Muller begins by telling a story of how he, in what he seems to describe as a fit of 70's-induced wide-eyed idealism, championed the idea of getting juvenile criminals and psychiatric patients set free to return to their homes. The idea was, he says, to fully engage the community in the raising of our children...they would be "free to be cared for by their families, back home where they belonged."

You know the end of the story, of course:
"eager to be useful, we just let them go. Now the nation is awash in lost children, some violent, many in pain. And now they are not first-time offenders, they are multiple felons. We, for our part, now rush to blame them for threatening the safety of our society, and we cannot build prisons fast enough to hold them."
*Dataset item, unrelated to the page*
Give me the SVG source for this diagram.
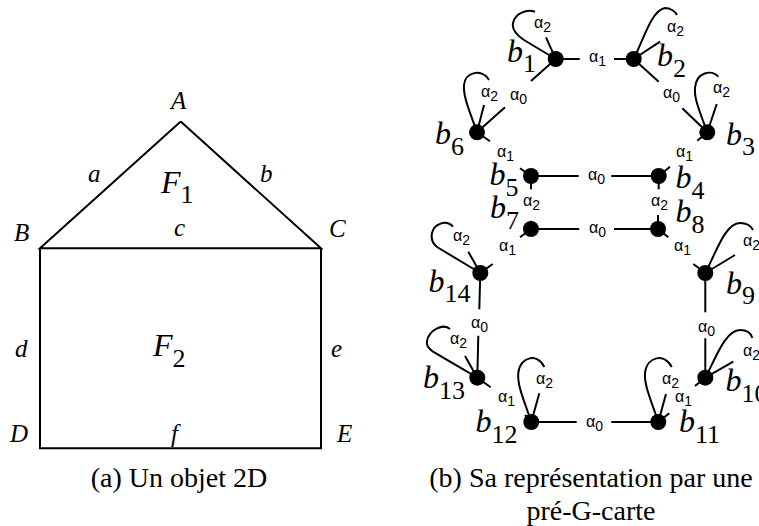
<svg xmlns="http://www.w3.org/2000/svg" width="759" height="526" viewBox="0 0 759 526">
<style>
.l{fill:none;stroke:#000;stroke-width:2;stroke-linecap:butt}
.n{fill:#000}
text{fill:#000}
.s{font-family:"Liberation Serif",serif;font-size:28px}
.i{font-family:"Liberation Serif",serif;font-size:25px;font-style:italic}
.b{font-family:"Liberation Serif",serif;font-size:32px;font-style:italic}
.sub{font-style:normal;font-size:26px}
.a{font-family:"Liberation Sans",sans-serif;font-size:16px}
.a tspan{font-size:14px}
</style>
<g id="object2d">
<path class="l" d="M180.700 121.500L40 248.300H321L180.700 121.500M40 248.300V448.300H321V248.300"/>
<g class="i">
<text x="171" y="109.300">A</text>
<text x="88" y="181.700">a</text>
<text x="260" y="181.700">b</text>
<text x="174" y="236">c</text>
<text x="14" y="240.700">B</text>
<text x="329" y="236.700">C</text>
<text x="15" y="356.700">d</text>
<text x="331" y="356.700">e</text>
<text x="10" y="441.700">D</text>
<text x="171" y="441.700">f</text>
<text x="337" y="441.700">E</text>
</g>
<text class="b" x="161" y="192.700">F<tspan class="sub" dy="10.500">1</tspan></text>
<text class="b" x="153" y="356">F<tspan class="sub" dy="10.500">2</tspan></text>
<text class="s" x="179" y="487" text-anchor="middle">(a) Un objet 2D</text>
</g>
<g id="connectors">
<path class="l" d="M555.700 59H579.700M614 59H633.700M555.700 59L531 81M477 132.300L505 107.300M555.700 59L546 37.300M555.700 59L524 40C515 34 512 28 513 23C515 13 527 9 535 11.700"/>
<path class="l" d="M633.700 59L660 41.700M633.700 59L658.700 81.700M633.700 59C644 38 652 10 665 8C670 8 675 11 677 15"/>
<path class="l" d="M707.300 132.300L682.300 108.300M707.300 132.300L716.700 104M707.300 132.300C699 110 694 98 695 88C696 72 712 69 718.300 76.700M707.300 132.300L697.300 140.700"/>
<path class="l" d="M477 132.300L490 141.300M477 132.300L484 105M477 132.300C470 112 463 97 464 85C465 72 482 68 489 80"/>
<path class="l" d="M531 176L520 168.300M531 176H578.700M611.300 176H658.700M531 176V189.300M658.700 176V189.300M658.700 176L670 166.700"/>
<path class="l" d="M531 229V220.700M658 229V215M531 229L520 237.300M658 229L668.300 237.300M531 229H579.300M614 229H658"/>
<path class="l" d="M480.300 273L492.700 264M480.300 273L468.300 251.700M480.300 273L437 247C432 243 431 238 432 233C434 224 446 219 453 226.700M480.300 273L479.300 309.300"/>
<path class="l" d="M705.300 273L693.300 264M705.300 273L735 255M705.300 273C715 255 725 223 740 223C747 223 751 226 753 230M705.300 312.300V273"/>
<path class="l" d="M477.300 377.700L478.300 335.700M477.300 377.700L465 356M477.300 377.700L433 351.700C428 348 426 345 427 341C429 330 443 323 450 329M477.300 377.700L490.700 387.300"/>
<path class="l" d="M705.300 377.700V338.300M705.300 377.700L733.300 361.700M705.300 377.700C715 360 725 330 740 330C747 330 751 333 752.300 338M705.300 377.700L695 386"/>
<path class="l" d="M531.300 422L525 415M531.300 422L539.300 393.300M531.300 422C524 400 517 385 518.300 373C520 356 538 353 544.300 367M531.300 422H576.700"/>
<path class="l" d="M611.300 422H658.300M658.300 422L666 394M658.300 422L669.300 413.300M658.300 422C651 400 644 385 645 373C647 356 665 353 671.700 367"/>
</g>
<g id="edge-labels" class="a">
<text x="534" y="28.300">α<tspan dy="4">2</tspan></text>
<text x="589" y="61.700">α<tspan dy="4">1</tspan></text>
<text x="667" y="31.700">α<tspan dy="4">2</tspan></text>
<text x="510" y="100">α<tspan dy="4">0</tspan></text>
<text x="481" y="96.700">α<tspan dy="4">2</tspan></text>
<text x="663" y="98.300">α<tspan dy="4">0</tspan></text>
<text x="713" y="93.300">α<tspan dy="4">2</tspan></text>
<text x="497" y="156.700">α<tspan dy="4">1</tspan></text>
<text x="676" y="157">α<tspan dy="4">1</tspan></text>
<text x="588" y="180">α<tspan dy="4">0</tspan></text>
<text x="523" y="206">α<tspan dy="4">2</tspan></text>
<text x="651" y="206">α<tspan dy="4">2</tspan></text>
<text x="589" y="233">α<tspan dy="4">0</tspan></text>
<text x="499" y="250.700">α<tspan dy="4">1</tspan></text>
<text x="674" y="250.700">α<tspan dy="4">1</tspan></text>
<text x="453" y="240.700">α<tspan dy="4">2</tspan></text>
<text x="743" y="246">α<tspan dy="4">2</tspan></text>
<text x="471" y="328.300">α<tspan dy="4">0</tspan></text>
<text x="698" y="331.700">α<tspan dy="4">0</tspan></text>
<text x="450" y="344.300">α<tspan dy="4">2</tspan></text>
<text x="743" y="356">α<tspan dy="4">2</tspan></text>
<text x="536" y="384.300">α<tspan dy="4">2</tspan></text>
<text x="662" y="384.300">α<tspan dy="4">2</tspan></text>
<text x="498" y="401.700">α<tspan dy="4">1</tspan></text>
<text x="675" y="401.700">α<tspan dy="4">1</tspan></text>
<text x="586" y="426.700">α<tspan dy="4">0</tspan></text>
</g>
<g id="b1"><circle class="n" cx="555.700" cy="59" r="8"/><text class="b" x="507" y="61.700">b<tspan class="sub" dy="10">1</tspan></text></g>
<g id="b2"><circle class="n" cx="633.700" cy="59" r="8"/><text class="b" x="657" y="66">b<tspan class="sub" dy="11">2</tspan></text></g>
<g id="b3"><circle class="n" cx="707.300" cy="132.300" r="8"/><text class="b" x="726" y="145">b<tspan class="sub" dy="10">3</tspan></text></g>
<g id="b4"><circle class="n" cx="658.700" cy="176" r="8"/><text class="b" x="675.500" y="188">b<tspan class="sub" dy="11">4</tspan></text></g>
<g id="b5"><circle class="n" cx="531" cy="176" r="8"/><text class="b" x="489.500" y="185">b<tspan class="sub" dy="11">5</tspan></text></g>
<g id="b6"><circle class="n" cx="477" cy="132.300" r="8"/><text class="b" x="435" y="144">b<tspan class="sub" dy="11">6</tspan></text></g>
<g id="b7"><circle class="n" cx="531" cy="229" r="8"/><text class="b" x="490" y="218">b<tspan class="sub" dy="11">7</tspan></text></g>
<g id="b8"><circle class="n" cx="658" cy="229" r="8"/><text class="b" x="675.500" y="221.700">b<tspan class="sub" dy="11">8</tspan></text></g>
<g id="b9"><circle class="n" cx="705.300" cy="273" r="8"/><text class="b" x="726" y="294">b<tspan class="sub" dy="10">9</tspan></text></g>
<g id="b10"><circle class="n" cx="705.300" cy="377.700" r="8"/><text class="b" x="725.500" y="391">b<tspan class="sub" dy="11">10</tspan></text></g>
<g id="b11"><circle class="n" cx="658.300" cy="422" r="8"/><text class="b" x="679" y="431.700">b<tspan class="sub" dy="11">11</tspan></text></g>
<g id="b12"><circle class="n" cx="531.300" cy="422" r="8"/><text class="b" x="475.500" y="431.700">b<tspan class="sub" dy="11">12</tspan></text></g>
<g id="b13"><circle class="n" cx="477.300" cy="377.700" r="8"/><text class="b" x="423" y="388.300">b<tspan class="sub" dy="11">13</tspan></text></g>
<g id="b14"><circle class="n" cx="480.300" cy="273" r="8"/><text class="b" x="428.500" y="291.700">b<tspan class="sub" dy="10">14</tspan></text></g>
<text class="s" x="591" y="487" text-anchor="middle">(b) Sa représentation par une</text>
<text class="s" x="591" y="520" text-anchor="middle">pré-G-carte</text>
</svg>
He then goes on to other stories of not thinking through the possible implications of our attempts to be helpful--attempts that tried to help children in Africa that instead helped the warlords who enslaved them, or attempts at improving the food production of a region that seriously imbalanced a fragile equilibrium in the ecosystem.

His next move, given that we're on a Sabbath groove, is to say that if we/they had only taken some Sabbath time to think about the implications of their ideas, they would have done better. This is oversimplifying at best--we can't always see the results of what we intend ahead of time, even with the best planning.

He then moves on to say that the kind of love that raises healthy children requires time. Quantity time and quality time. The kind of time you have if you practice Sabbath.

This, I think, is his conclusion: "Doing good requires more than simply knowing what is wrong. Like God in the creation story, we need Sabbath time to step back, pause, and be quiet enough to recognize what is good."

* * * * *

Here's my fundamental problem with the chapter: I'm honestly sorry that Wayne feels guilty for the unforeseen consequences, and that his hindsight shows him a clearer picture. But I can't agree with him that if he would have just slowed down to think some more, he (and the State of California) would have made the right choice, children in Africa would not have starved... the logical conclusion to his exercise is to not do good at all, or else to do so in such a careful manner as makes no difference.

I do agree that there is wisdom in slow deliberation, and in taking the time to try our best to see ahead and consider the consequences.

I'm also going to re-frame his exercise, because I think he's aiming for intercessory prayer and trying to describe it in different words. I'll paraphrase: Think of a problem you struggle with. Now, imagine that problem as a seed, growing toward resolution in some invisible soil. Imagine, just as a seed knows how to grow, this problem may already know how to be resolved. How does this change your feeling about the problem?

Okay, that's interesting. But the focus of his exercise, I think, is in the wrong direction.

And here I'm going to say something that all of you might not agree with. I think that God answers intercessory prayer. There are some people who say that God will not act just because we ask. (another way of saying that is that I can't control God.) There are people who say that their prayers are "answered" so infrequently that they've decided God's not listening or that God's not there to listen, and the times they did seem to hear an answer were just coincidence.

Muller's suggestion seems to be: the problem knows how to solve itself. Leave it alone and let it time to grow. If you imagine that the problem can solve itself, (or, if I'm feeling snarky, pretend that the problem can solve itself), do you feel better?

Let me use one example of the things that I'm praying about right now: I'm planning a session of camp for the summer. Camp doesn't inherently know how to plan itself. Now, if I sit still and visualize a wonderful camp session, I feel better, at least while I'm visualizing (or daydreaming). That's internally focused--my feelings are happier. But if I ask God to (to use Muller's metaphor) grow the hearts of my campers, and prepare them to experience the transforming love of Christ Jesus, then that's externally focused. The first way says "let it be," and accepts that whatever happens will happen. The second, while still recognizing that the problem is bigger than my ability to control it, turns it over to God and asks for help.